- What to do
The lines from the top of the material below through the line containing "20, 20, 20]" are to be printed exactly, with pictures omitted.

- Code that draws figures
=-=-=

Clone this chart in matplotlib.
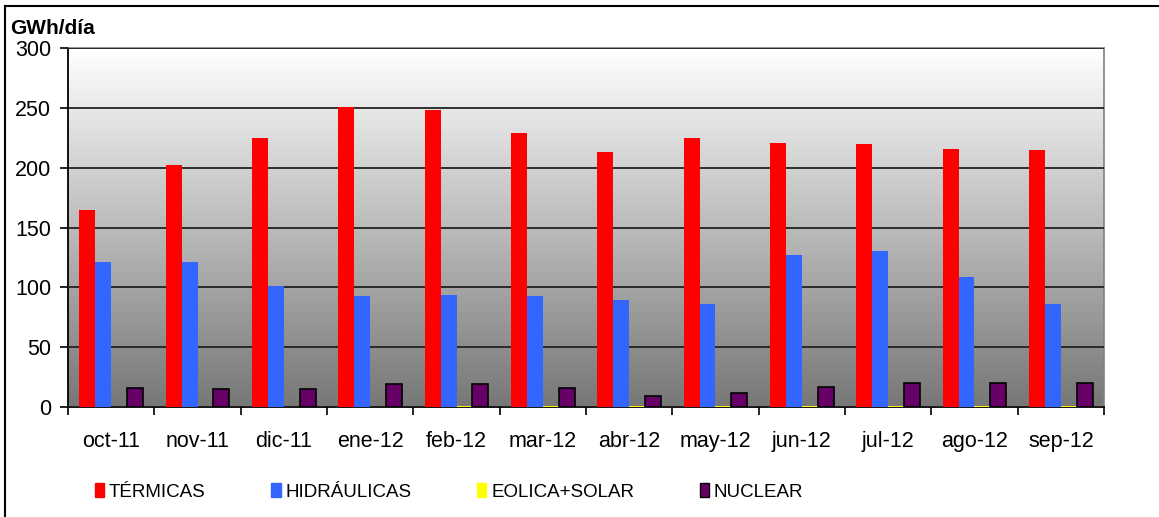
import matplotlib.pyplot as plt
import numpy as np
from matplotlib.patches import Patch
from matplotlib.lines import Line2D

plt.rcParams['font.family'] = ['Liberation Sans', 'DejaVu Sans']

meses = ['oct-11', 'nov-11', 'dic-11', 'ene-12', 'feb-12', 'mar-12',
         'abr-12', 'may-12', 'jun-12', 'jul-12', 'ago-12', 'sep-12']
termicas = [165, 202, 225, 251, 248, 229, 213, 225, 221, 220, 216, 215]
hidraulicas = [121, 121, 101, 93, 94, 93, 89, 86, 127, 130, 109, 86]
eolica_solar = [0, 0, 0, 0, 1, 1, 1, 1, 1, 1, 1, 1]
nuclear = [16, 15, 15, 19, 19, 16, 9, 12, 17, 20, 20, 20]

series = ['TÉRMICAS', 'HIDRÁULICAS', 'EOLICA+SOLAR', 'NUCLEAR']
colores = ['#FF0000', '#3366FF', '#FFFF00', '#660066']

fig = plt.figure(figsize=(11.59, 5.17), dpi=100)
ax = fig.add_axes([68/1159, 1 - 407/517, (1104 - 68)/1159, (407 - 48)/517])

# fondo degradado blanco -> gris
grad = np.linspace(0, 1, 256).reshape(-1, 1)
ax.imshow(grad, extent=[0, 1, 0, 1], transform=ax.transAxes, aspect='auto',
          cmap=plt.matplotlib.colors.LinearSegmentedColormap.from_list(
              'g', ['#777777', '#FFFFFF']), origin='lower', zorder=0)

x = np.arange(len(meses))
w = 16 / 86.4
datos = [termicas, hidraulicas, eolica_solar, nuclear]
for k, (d, c) in enumerate(zip(datos, colores)):
    if k == 3:
        ax.bar(x + (k - 1.5) * w, d, w, color=c, edgecolor='black', linewidth=1.2, zorder=3)
    else:
        ax.bar(x + (k - 1.5) * w, d, w, color=c, zorder=3)

ax.set_xlim(-0.5, len(meses) - 0.5)
ax.set_ylim(0, 300)
ax.set_yticks(range(0, 301, 50))
ax.yaxis.grid(True, color='#222222', linewidth=1.3, zorder=1)
ax.set_axisbelow(False)
ax.set_xticks(x)
ax.set_xticklabels(meses, fontsize=15.5)
ax.tick_params(axis='x', length=0, pad=17)
ax.set_xticks(np.arange(-0.5, len(meses)), minor=True)
ax.tick_params(axis='x', which='minor', length=6, width=1.2, direction='out')
ax.tick_params(axis='y', labelsize=15.5, length=6, width=1.2, direction='out', pad=6)
for s in ['top', 'right']:
    ax.spines[s].set_color('#808080')
    ax.spines[s].set_linewidth(1.2)
for s in ['left', 'bottom']:
    ax.spines[s].set_color('black')
    ax.spines[s].set_linewidth(1.3)

fig.text(10/1159, 1 - 28/517, 'GWh/día', fontsize=15, fontweight='bold', va='center')

# borde del gráfico
fig.add_artist(Line2D([5/1159, 5/1159], [0, 1 - 6/517], color='black', lw=1.5, transform=fig.transFigure))
fig.add_artist(Line2D([5/1159, 1], [1 - 6/517, 1 - 6/517], color='black', lw=1.5, transform=fig.transFigure))

handles = [Patch(facecolor=c, edgecolor=('black' if i == 3 else c), label=s)
           for i, (s, c) in enumerate(zip(series, colores))]
fig.legend(handles=handles, ncol=4, loc='center', bbox_to_anchor=(449/1159, 1 - 492/517),
           frameon=False, fontsize=13.5, handlelength=0.5, handleheight=0.7,
           handletextpad=0.25, columnspacing=3.5)

plt.savefig('out.png', dpi=100)
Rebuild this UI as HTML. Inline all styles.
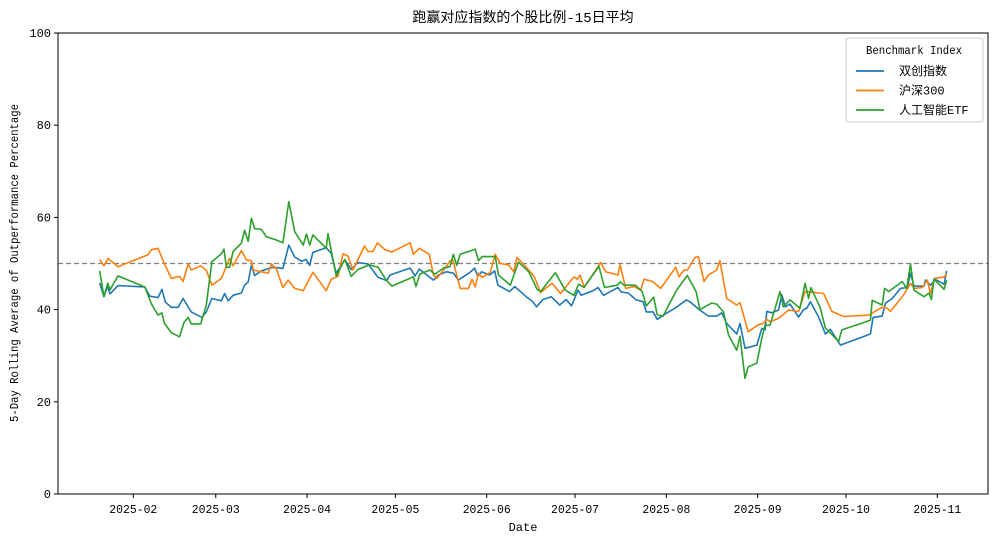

=-=-=

- Completed exercise
Clone this chart in matplotlib.
import matplotlib.pyplot as plt
import numpy as np
from matplotlib.patches import Patch
from matplotlib.lines import Line2D

plt.rcParams['font.family'] = ['Liberation Sans', 'DejaVu Sans']

meses = ['oct-11', 'nov-11', 'dic-11', 'ene-12', 'feb-12', 'mar-12',
         'abr-12', 'may-12', 'jun-12', 'jul-12', 'ago-12', 'sep-12']
termicas = [165, 202, 225, 251, 248, 229, 213, 225, 221, 220, 216, 215]
hidraulicas = [121, 121, 101, 93, 94, 93, 89, 86, 127, 130, 109, 86]
eolica_solar = [0, 0, 0, 0, 1, 1, 1, 1, 1, 1, 1, 1]
nuclear = [16, 15, 15, 19, 19, 16, 9, 12, 17, 20, 20, 20]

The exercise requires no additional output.